The adverse impacts of climate change overly burden the poorest and the most marginalised segments of society, which include women, children, and indigenous peoples.

This is according to the University of the Free State lecturer and programme director for Gender Studies, Dr Juliet C. Kamwendo, who is at the forefront of advocating for gender mainstreaming in climate change.

Dr Kamwendo grew up in the southern region of Malawi with her parents, who were both farmers in the early seventies, and said her family depended on the environment for their livelihood. “Fetching firewood and water was not a nightmare as it is now. The area has now suffered an acute depletion of its forest and the land has degraded. The environment which provided us with all our necessities has turned into a desert,” she expressed.

“Women often face greater challenges and vulnerabilities due to land degradation. The loss of forest cover and biodiversity further exacerbates the challenges faced by women, particularly in rural areas where they depend heavily on natural resources for their livelihoods,” she explained.

For Dr Kamwendo this becomes a domino effect, leaving women with lesser opportunities with a heightened vulnerability within society and climate related disasters. Her expertise in gender studies provided valuable insights into the importance of considering gender dynamics in climate change interventions.

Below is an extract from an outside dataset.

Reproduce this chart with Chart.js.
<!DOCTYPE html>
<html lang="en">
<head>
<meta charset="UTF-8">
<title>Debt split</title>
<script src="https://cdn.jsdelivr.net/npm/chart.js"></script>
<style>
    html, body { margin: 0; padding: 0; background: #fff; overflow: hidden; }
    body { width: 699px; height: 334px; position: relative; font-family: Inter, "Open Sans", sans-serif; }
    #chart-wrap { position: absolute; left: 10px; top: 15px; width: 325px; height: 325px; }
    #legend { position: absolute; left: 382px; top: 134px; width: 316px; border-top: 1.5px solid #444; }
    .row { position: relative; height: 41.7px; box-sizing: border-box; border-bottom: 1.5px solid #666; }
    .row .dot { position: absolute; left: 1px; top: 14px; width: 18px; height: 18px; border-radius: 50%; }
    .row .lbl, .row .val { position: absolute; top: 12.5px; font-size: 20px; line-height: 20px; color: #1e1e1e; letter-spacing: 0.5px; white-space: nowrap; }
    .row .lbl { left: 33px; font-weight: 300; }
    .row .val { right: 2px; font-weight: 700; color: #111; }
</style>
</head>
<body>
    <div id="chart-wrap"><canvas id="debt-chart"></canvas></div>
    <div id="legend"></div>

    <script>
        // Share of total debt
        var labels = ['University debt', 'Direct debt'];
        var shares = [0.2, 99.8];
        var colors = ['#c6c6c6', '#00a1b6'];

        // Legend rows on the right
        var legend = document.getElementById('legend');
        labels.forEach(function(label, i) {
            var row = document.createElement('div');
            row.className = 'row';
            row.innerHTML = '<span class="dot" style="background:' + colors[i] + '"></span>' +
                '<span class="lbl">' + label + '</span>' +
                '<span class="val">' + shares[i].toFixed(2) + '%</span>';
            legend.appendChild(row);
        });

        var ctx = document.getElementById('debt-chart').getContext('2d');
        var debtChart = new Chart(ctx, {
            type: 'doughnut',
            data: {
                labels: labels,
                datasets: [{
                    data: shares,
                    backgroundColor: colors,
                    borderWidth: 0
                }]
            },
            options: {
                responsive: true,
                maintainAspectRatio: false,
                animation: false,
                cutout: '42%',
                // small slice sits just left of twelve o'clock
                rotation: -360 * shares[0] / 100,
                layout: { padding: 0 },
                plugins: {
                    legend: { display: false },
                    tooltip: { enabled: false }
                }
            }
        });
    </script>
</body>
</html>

“There is, however, a growing recognition of the differential vulnerabilities, resilience as well as unique experiences and skills women and men bring to the development and environmental sustainability efforts, which are all important assets that various stakeholders and policymakers should draw upon to inform climate change responses,” she added.

AFR100 is a collaborative project initiated by all African Union member states and the New Partnership for Africa’s Development (Nepad) to mitigate the impact of climate change, restore degraded land, and improve food security.

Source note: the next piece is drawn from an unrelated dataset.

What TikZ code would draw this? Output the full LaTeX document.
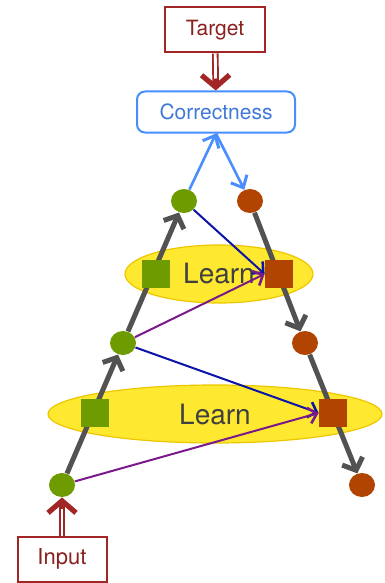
\documentclass[tikz,border=0pt]{standalone}
\usepackage{fontspec}
\setmainfont{TeX Gyre Heros}
\usetikzlibrary{positioning}
\usetikzlibrary{shapes.geometric}
\usetikzlibrary{arrows.meta}

\definecolor{leafgreen}{HTML}{6E9B00}
\definecolor{rust}{HTML}{B04400}
\definecolor{boxred}{HTML}{A32626}
\definecolor{skyblue}{HTML}{4A8DFF}
\definecolor{deepblue}{HTML}{0A14A8}
\definecolor{plum}{HTML}{7A1A8A}
\definecolor{lemon}{HTML}{FFE930}
\definecolor{lemonedge}{HTML}{EEC600}

\tikzset{
  unit/.style={ellipse, minimum width=13pt, minimum height=12pt, inner sep=0pt},
  sq/.style={rectangle, minimum size=14pt, inner sep=0pt},
  learnblob/.style={ellipse, fill=lemon, draw=lemonedge, line width=0.6pt,
    inner sep=0pt, minimum height=29pt, text=black!75, font=\fontsize{14}{16}\selectfont},
  endbox/.style={rectangle, draw=boxred, line width=1pt, fill=white, text=boxred!85!black,
    minimum height=22.5pt, inner sep=0pt},
  flow/.style={draw=black!68, line width=2.5pt, -{Straight Barb[length=5pt,width=11pt,line width=2.5pt]}},
  link/.style={line width=1pt, -{Straight Barb[length=4pt,width=8pt,line width=1.3pt]}},
  check/.style={draw=skyblue, line width=1.3pt, -{Straight Barb[length=5pt,width=9pt,line width=1.5pt]}},
  % thick red shaft with a white stripe, so it reads as a double line
  feed/.style={draw=boxred, line width=3.3pt,
    -{Straight Barb[length=6pt,width=14pt,line width=2.6pt]},
    postaction={draw=white, line width=1.4pt, -, shorten >=6pt}},
}

\begin{document}
\begin{tikzpicture}[x=0.5pt,y=-0.5pt]
\useasboundingbox (0,0) rectangle (385,583);

\node (learn2) [learnblob, minimum width=94pt]  at (219,274) {Learn};
\node (learn1) [learnblob, minimum width=167pt] at (215,414) {Learn};

\node (gTop) [unit, fill=leafgreen] at (184,201) {};
\node (oTop) [unit, fill=rust]      at (250,201) {};
\node (gMid) [unit, fill=leafgreen] at (123,343) {};
\node (oMid) [unit, fill=rust]      at (305,343) {};
\node (gIn)  [unit, fill=leafgreen] at (62,485)  {};
\node (oOut) [unit, fill=rust]      at (362,485) {};

\draw[flow] (gIn) -- (gMid);
\draw[flow] (gMid) -- (gTop);
\draw[flow] (oTop) -- (oMid);
\draw[flow] (oMid) -- (oOut);

\node (gSq2) [sq, fill=leafgreen] at (156,274) {};
\node (oSq2) [sq, fill=rust]      at (279,274) {};
\node (gSq1) [sq, fill=leafgreen] at (95,413)  {};
\node (oSq1) [sq, fill=rust]      at (333,413) {};

\draw[link, deepblue] (gTop) -- (oSq2.west);
\draw[link, plum]     (gMid) -- (oSq2.west);
\draw[link, deepblue] (gMid) -- (oSq1.west);
\draw[link, plum]     (gIn) -- (oSq1.west);

\node (target)  [endbox, minimum width=50pt, font=\fontsize{10.5}{12}\selectfont] at (215,30) {Target};
\node (correct) [rectangle, rounded corners=4pt, draw=skyblue, line width=1pt,
  text=skyblue!85!black, minimum width=79pt, minimum height=20.5pt, inner sep=0pt,
  font=\fontsize{10.5}{12}\selectfont] at (216,112) {Correctness};
\node (input)   [endbox, minimum width=44.5pt, font=\fontsize{11}{13}\selectfont] at (62,559) {Input};

\draw[feed] (target) -- (correct);
\draw[feed] (input) -- (gIn);
\draw[check] (gTop) -- (correct.south);
\draw[check] (correct.south) -- (oTop);
\end{tikzpicture}
\end{document}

The project prioritises gender mainstreaming to ensure that women are not only included but empowered to actively participate in restoration efforts.

“Addressing climate change impacts requires every individual to be involved. Women should not be considered as just passive individuals but powerful agents of change, who continue to make increasing and significant contributions to sustainable development, despite existing structural and sociocultural barriers,” she concluded.